(Dataset records)
···

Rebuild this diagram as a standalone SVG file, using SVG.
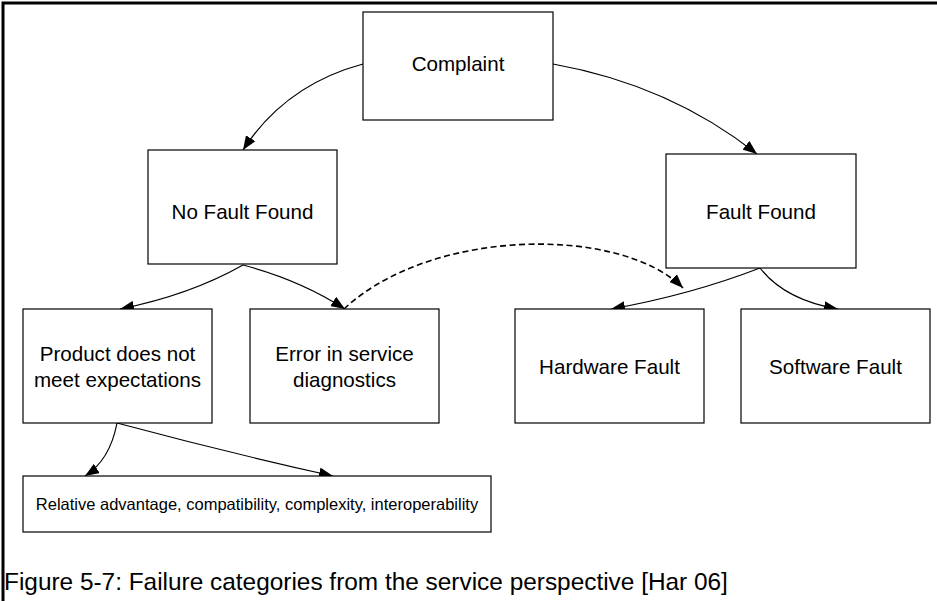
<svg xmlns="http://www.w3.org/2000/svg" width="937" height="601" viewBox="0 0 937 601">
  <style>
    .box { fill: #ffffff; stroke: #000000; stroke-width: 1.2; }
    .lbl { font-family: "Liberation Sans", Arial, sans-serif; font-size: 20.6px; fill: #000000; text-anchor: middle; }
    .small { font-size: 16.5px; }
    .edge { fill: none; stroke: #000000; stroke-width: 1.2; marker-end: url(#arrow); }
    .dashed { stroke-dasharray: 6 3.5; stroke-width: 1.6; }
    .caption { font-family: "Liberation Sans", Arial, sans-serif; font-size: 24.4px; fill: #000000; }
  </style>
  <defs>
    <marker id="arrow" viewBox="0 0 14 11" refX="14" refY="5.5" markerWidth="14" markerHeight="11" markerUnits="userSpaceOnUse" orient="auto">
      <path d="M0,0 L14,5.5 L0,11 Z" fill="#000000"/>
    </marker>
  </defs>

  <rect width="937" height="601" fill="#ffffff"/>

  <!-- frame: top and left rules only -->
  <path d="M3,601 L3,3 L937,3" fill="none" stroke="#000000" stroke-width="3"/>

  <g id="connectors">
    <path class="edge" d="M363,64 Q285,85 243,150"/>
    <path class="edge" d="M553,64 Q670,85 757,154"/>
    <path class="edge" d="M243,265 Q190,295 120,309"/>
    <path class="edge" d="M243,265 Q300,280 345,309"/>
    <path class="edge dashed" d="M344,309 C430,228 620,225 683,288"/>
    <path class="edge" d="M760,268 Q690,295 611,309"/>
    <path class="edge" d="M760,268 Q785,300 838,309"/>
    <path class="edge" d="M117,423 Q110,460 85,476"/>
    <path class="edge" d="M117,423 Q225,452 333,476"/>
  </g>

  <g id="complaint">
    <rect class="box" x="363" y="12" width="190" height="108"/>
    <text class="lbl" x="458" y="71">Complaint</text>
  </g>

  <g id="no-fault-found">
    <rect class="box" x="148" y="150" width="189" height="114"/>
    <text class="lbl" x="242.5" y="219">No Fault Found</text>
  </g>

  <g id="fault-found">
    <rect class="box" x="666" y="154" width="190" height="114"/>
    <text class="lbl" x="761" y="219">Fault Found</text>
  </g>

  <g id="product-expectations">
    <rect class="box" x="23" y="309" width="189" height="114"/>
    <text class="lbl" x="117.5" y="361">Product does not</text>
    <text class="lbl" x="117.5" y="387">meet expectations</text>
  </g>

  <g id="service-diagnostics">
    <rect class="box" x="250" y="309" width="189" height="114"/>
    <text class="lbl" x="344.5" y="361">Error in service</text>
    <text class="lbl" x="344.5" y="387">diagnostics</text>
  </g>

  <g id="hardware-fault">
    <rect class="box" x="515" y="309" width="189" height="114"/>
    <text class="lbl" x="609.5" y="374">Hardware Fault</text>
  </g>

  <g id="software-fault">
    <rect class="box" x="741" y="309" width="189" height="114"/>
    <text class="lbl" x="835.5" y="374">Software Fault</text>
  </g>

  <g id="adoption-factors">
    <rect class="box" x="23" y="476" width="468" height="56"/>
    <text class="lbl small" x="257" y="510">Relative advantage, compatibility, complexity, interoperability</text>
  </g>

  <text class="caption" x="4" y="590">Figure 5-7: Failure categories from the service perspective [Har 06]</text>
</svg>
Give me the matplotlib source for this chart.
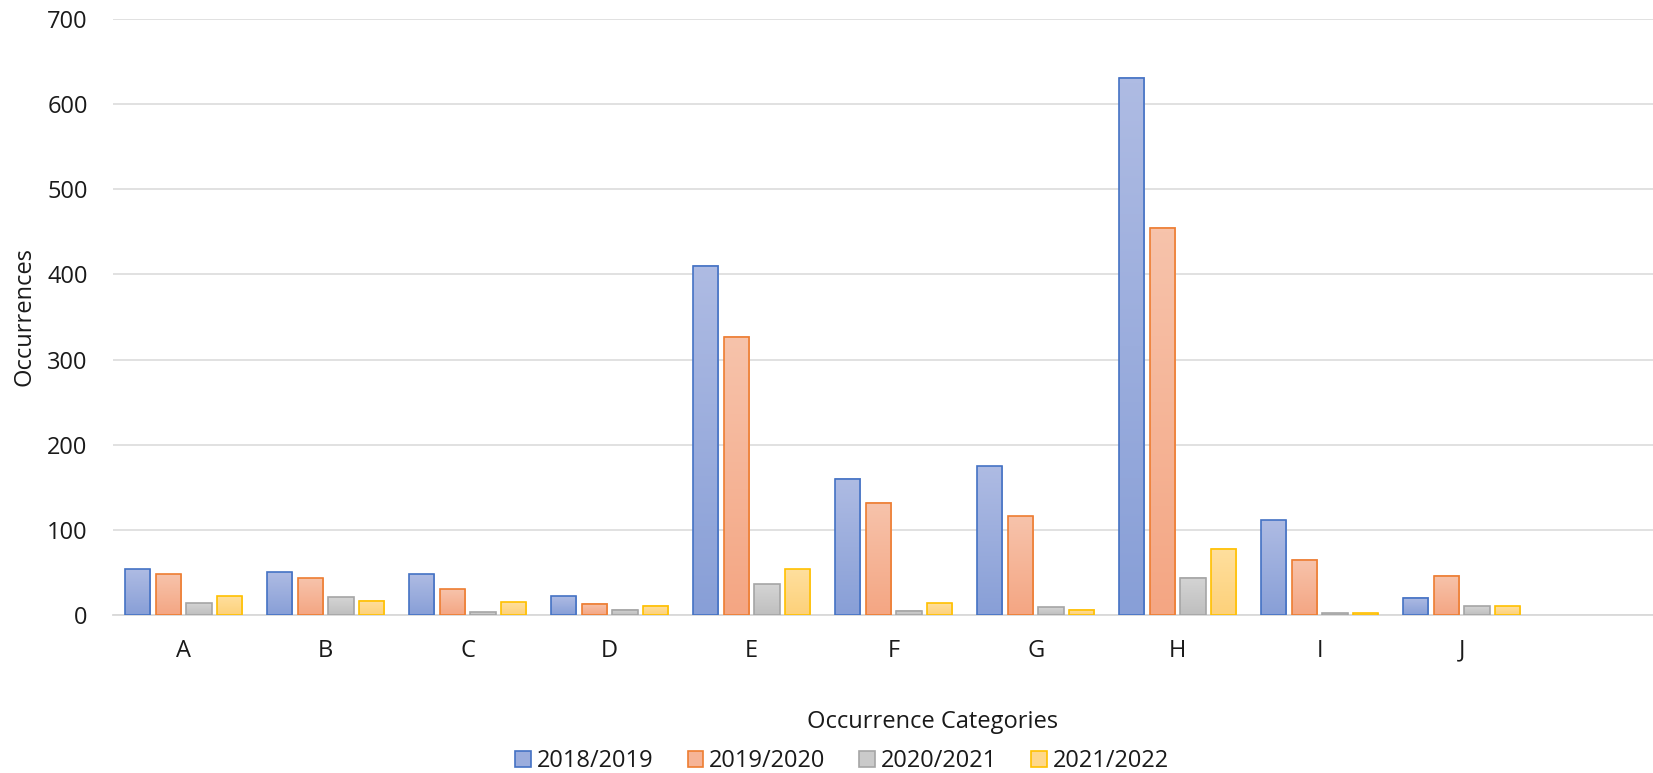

···

THE TASK - Quote the full listing above word for word; exclude every picture from the copy.

FINISHED ANSWER -
Rebuild this diagram as a standalone SVG file, using SVG.
<svg xmlns="http://www.w3.org/2000/svg" width="937" height="601" viewBox="0 0 937 601">
  <style>
    .box { fill: #ffffff; stroke: #000000; stroke-width: 1.2; }
    .lbl { font-family: "Liberation Sans", Arial, sans-serif; font-size: 20.6px; fill: #000000; text-anchor: middle; }
    .small { font-size: 16.5px; }
    .edge { fill: none; stroke: #000000; stroke-width: 1.2; marker-end: url(#arrow); }
    .dashed { stroke-dasharray: 6 3.5; stroke-width: 1.6; }
    .caption { font-family: "Liberation Sans", Arial, sans-serif; font-size: 24.4px; fill: #000000; }
  </style>
  <defs>
    <marker id="arrow" viewBox="0 0 14 11" refX="14" refY="5.5" markerWidth="14" markerHeight="11" markerUnits="userSpaceOnUse" orient="auto">
      <path d="M0,0 L14,5.5 L0,11 Z" fill="#000000"/>
    </marker>
  </defs>

  <rect width="937" height="601" fill="#ffffff"/>

  <!-- frame: top and left rules only -->
  <path d="M3,601 L3,3 L937,3" fill="none" stroke="#000000" stroke-width="3"/>

  <g id="connectors">
    <path class="edge" d="M363,64 Q285,85 243,150"/>
    <path class="edge" d="M553,64 Q670,85 757,154"/>
    <path class="edge" d="M243,265 Q190,295 120,309"/>
    <path class="edge" d="M243,265 Q300,280 345,309"/>
    <path class="edge dashed" d="M344,309 C430,228 620,225 683,288"/>
    <path class="edge" d="M760,268 Q690,295 611,309"/>
    <path class="edge" d="M760,268 Q785,300 838,309"/>
    <path class="edge" d="M117,423 Q110,460 85,476"/>
    <path class="edge" d="M117,423 Q225,452 333,476"/>
  </g>

  <g id="complaint">
    <rect class="box" x="363" y="12" width="190" height="108"/>
    <text class="lbl" x="458" y="71">Complaint</text>
  </g>

  <g id="no-fault-found">
    <rect class="box" x="148" y="150" width="189" height="114"/>
    <text class="lbl" x="242.5" y="219">No Fault Found</text>
  </g>

  <g id="fault-found">
    <rect class="box" x="666" y="154" width="190" height="114"/>
    <text class="lbl" x="761" y="219">Fault Found</text>
  </g>

  <g id="product-expectations">
    <rect class="box" x="23" y="309" width="189" height="114"/>
    <text class="lbl" x="117.5" y="361">Product does not</text>
    <text class="lbl" x="117.5" y="387">meet expectations</text>
  </g>

  <g id="service-diagnostics">
    <rect class="box" x="250" y="309" width="189" height="114"/>
    <text class="lbl" x="344.5" y="361">Error in service</text>
    <text class="lbl" x="344.5" y="387">diagnostics</text>
  </g>

  <g id="hardware-fault">
    <rect class="box" x="515" y="309" width="189" height="114"/>
    <text class="lbl" x="609.5" y="374">Hardware Fault</text>
  </g>

  <g id="software-fault">
    <rect class="box" x="741" y="309" width="189" height="114"/>
    <text class="lbl" x="835.5" y="374">Software Fault</text>
  </g>

  <g id="adoption-factors">
    <rect class="box" x="23" y="476" width="468" height="56"/>
    <text class="lbl small" x="257" y="510">Relative advantage, compatibility, complexity, interoperability</text>
  </g>

  <text class="caption" x="4" y="590">Figure 5-7: Failure categories from the service perspective [Har 06]</text>
</svg>
Give me the matplotlib source for this chart.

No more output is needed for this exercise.